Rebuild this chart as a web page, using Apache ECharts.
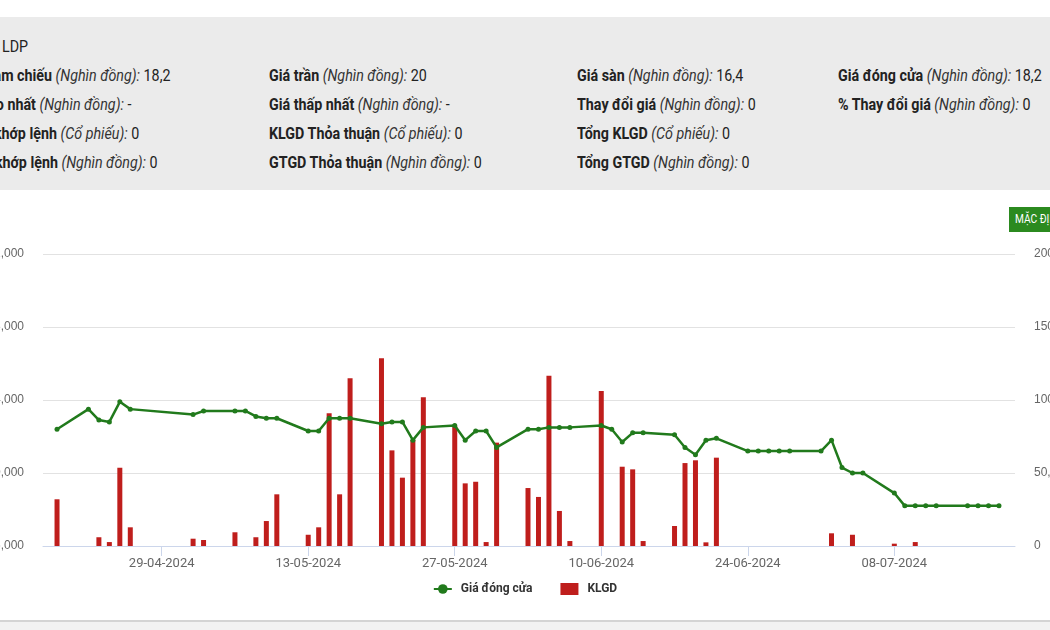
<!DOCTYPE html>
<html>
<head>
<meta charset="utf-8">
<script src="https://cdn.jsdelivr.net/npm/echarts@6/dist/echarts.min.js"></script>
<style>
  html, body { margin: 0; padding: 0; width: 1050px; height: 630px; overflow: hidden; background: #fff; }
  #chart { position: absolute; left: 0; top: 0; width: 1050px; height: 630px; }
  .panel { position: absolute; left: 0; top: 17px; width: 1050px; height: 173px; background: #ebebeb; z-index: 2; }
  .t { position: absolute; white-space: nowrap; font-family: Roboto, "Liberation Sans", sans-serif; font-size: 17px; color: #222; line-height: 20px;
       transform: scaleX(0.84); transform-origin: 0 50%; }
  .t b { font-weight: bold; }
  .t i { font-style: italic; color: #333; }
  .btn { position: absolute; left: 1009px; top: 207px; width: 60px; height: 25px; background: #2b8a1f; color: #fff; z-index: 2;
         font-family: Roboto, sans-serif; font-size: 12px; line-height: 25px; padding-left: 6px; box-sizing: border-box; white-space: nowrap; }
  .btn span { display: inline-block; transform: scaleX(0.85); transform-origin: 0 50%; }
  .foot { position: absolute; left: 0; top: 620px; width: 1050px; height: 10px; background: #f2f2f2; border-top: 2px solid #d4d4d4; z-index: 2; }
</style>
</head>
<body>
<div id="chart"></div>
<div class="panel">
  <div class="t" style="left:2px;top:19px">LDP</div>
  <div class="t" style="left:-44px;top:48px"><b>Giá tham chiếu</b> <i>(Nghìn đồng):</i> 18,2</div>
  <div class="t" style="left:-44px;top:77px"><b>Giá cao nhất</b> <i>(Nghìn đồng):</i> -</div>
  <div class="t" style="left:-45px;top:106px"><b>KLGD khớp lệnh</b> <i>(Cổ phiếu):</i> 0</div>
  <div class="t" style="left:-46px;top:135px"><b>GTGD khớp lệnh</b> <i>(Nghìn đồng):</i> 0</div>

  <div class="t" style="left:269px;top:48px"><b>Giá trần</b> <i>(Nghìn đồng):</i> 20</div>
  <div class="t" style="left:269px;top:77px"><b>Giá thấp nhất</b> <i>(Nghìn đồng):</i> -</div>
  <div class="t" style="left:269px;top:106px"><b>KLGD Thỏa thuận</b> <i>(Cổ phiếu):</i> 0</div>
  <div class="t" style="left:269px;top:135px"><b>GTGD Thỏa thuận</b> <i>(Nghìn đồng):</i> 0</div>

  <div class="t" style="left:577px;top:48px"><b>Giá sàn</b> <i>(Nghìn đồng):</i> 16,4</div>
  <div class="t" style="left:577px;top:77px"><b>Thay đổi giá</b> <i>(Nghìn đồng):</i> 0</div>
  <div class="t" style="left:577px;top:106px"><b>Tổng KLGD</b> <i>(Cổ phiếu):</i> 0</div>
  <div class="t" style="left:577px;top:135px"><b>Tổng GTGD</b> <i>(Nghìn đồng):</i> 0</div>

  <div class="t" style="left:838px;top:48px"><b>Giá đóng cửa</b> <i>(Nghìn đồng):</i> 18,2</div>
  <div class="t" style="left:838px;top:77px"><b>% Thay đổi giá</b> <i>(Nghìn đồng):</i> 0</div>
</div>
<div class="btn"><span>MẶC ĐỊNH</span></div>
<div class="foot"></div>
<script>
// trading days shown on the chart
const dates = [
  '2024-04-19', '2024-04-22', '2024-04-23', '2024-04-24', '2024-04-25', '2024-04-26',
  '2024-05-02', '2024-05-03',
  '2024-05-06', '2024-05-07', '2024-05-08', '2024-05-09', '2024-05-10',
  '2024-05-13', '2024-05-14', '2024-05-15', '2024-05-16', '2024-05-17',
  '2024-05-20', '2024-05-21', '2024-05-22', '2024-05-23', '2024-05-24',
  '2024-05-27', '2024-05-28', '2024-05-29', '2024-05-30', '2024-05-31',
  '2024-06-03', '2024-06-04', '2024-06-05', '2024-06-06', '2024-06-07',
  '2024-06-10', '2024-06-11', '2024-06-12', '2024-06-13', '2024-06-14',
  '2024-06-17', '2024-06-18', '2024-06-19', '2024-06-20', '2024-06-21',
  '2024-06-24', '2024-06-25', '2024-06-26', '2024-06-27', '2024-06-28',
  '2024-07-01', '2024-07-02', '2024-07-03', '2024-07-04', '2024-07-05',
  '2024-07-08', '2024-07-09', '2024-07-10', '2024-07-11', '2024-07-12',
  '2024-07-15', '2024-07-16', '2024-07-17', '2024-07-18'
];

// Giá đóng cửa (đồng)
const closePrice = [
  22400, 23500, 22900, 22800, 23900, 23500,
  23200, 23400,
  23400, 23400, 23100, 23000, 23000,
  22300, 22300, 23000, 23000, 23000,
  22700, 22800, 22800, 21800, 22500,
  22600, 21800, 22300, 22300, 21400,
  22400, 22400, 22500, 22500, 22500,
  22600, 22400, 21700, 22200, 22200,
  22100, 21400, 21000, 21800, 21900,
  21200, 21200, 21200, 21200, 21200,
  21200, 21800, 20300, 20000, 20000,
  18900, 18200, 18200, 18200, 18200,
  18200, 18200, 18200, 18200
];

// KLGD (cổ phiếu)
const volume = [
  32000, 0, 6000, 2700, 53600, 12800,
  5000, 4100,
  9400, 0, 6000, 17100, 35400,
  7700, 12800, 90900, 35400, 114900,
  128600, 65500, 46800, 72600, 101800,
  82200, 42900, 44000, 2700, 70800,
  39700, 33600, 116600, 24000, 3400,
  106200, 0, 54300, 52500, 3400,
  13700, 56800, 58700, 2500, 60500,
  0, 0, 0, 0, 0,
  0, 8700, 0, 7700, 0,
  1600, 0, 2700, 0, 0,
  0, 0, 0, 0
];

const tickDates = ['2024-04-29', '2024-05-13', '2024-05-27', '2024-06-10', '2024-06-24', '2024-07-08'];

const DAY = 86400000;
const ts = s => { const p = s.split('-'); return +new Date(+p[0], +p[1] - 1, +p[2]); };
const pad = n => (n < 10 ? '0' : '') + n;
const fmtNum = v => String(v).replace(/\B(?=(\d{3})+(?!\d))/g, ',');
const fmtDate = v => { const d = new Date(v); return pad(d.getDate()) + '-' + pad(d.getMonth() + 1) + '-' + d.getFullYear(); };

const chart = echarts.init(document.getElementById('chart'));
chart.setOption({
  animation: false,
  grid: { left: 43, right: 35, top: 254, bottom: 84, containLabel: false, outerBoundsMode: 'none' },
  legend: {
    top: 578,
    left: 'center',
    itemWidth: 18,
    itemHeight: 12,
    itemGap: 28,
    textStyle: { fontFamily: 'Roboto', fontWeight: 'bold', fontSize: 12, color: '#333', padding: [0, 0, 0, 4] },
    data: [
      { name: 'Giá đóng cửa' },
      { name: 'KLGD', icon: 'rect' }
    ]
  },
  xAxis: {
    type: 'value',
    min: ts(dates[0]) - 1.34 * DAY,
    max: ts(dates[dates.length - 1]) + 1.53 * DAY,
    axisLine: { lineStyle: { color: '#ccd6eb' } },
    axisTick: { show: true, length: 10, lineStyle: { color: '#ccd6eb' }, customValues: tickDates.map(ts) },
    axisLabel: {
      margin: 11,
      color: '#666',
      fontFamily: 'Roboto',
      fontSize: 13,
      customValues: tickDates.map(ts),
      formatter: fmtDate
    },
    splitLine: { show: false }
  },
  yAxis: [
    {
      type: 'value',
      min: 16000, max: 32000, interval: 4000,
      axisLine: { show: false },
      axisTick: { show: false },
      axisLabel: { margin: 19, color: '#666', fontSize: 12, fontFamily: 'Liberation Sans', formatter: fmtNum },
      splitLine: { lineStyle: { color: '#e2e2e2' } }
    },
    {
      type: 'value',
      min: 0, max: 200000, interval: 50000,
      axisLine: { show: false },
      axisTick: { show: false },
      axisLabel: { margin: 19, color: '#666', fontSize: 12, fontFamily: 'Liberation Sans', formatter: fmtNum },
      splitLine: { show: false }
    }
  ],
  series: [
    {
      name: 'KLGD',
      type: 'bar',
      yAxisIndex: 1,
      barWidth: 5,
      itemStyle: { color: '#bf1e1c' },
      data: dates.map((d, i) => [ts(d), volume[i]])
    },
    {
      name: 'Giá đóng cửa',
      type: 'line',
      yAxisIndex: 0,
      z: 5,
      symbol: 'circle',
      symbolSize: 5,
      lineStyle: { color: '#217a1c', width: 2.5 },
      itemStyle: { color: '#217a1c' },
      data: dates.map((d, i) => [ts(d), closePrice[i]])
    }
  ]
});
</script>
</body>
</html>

┄┄┄┄┄┄┄┄┄┄

# [Written problem]
Repeat, with no pictures, each line from the beginning of the data through the line containing "lệnh</b> <i>(Nghìn đồng):</i> 0</div>", inclusive.

# [Solution]
Rebuild this chart as a web page, using Apache ECharts.
<!DOCTYPE html>
<html>
<head>
<meta charset="utf-8">
<script src="https://cdn.jsdelivr.net/npm/echarts@6/dist/echarts.min.js"></script>
<style>
  html, body { margin: 0; padding: 0; width: 1050px; height: 630px; overflow: hidden; background: #fff; }
  #chart { position: absolute; left: 0; top: 0; width: 1050px; height: 630px; }
  .panel { position: absolute; left: 0; top: 17px; width: 1050px; height: 173px; background: #ebebeb; z-index: 2; }
  .t { position: absolute; white-space: nowrap; font-family: Roboto, "Liberation Sans", sans-serif; font-size: 17px; color: #222; line-height: 20px;
       transform: scaleX(0.84); transform-origin: 0 50%; }
  .t b { font-weight: bold; }
  .t i { font-style: italic; color: #333; }
  .btn { position: absolute; left: 1009px; top: 207px; width: 60px; height: 25px; background: #2b8a1f; color: #fff; z-index: 2;
         font-family: Roboto, sans-serif; font-size: 12px; line-height: 25px; padding-left: 6px; box-sizing: border-box; white-space: nowrap; }
  .btn span { display: inline-block; transform: scaleX(0.85); transform-origin: 0 50%; }
  .foot { position: absolute; left: 0; top: 620px; width: 1050px; height: 10px; background: #f2f2f2; border-top: 2px solid #d4d4d4; z-index: 2; }
</style>
</head>
<body>
<div id="chart"></div>
<div class="panel">
  <div class="t" style="left:2px;top:19px">LDP</div>
  <div class="t" style="left:-44px;top:48px"><b>Giá tham chiếu</b> <i>(Nghìn đồng):</i> 18,2</div>
  <div class="t" style="left:-44px;top:77px"><b>Giá cao nhất</b> <i>(Nghìn đồng):</i> -</div>
  <div class="t" style="left:-45px;top:106px"><b>KLGD khớp lệnh</b> <i>(Cổ phiếu):</i> 0</div>
  <div class="t" style="left:-46px;top:135px"><b>GTGD khớp lệnh</b> <i>(Nghìn đồng):</i> 0</div>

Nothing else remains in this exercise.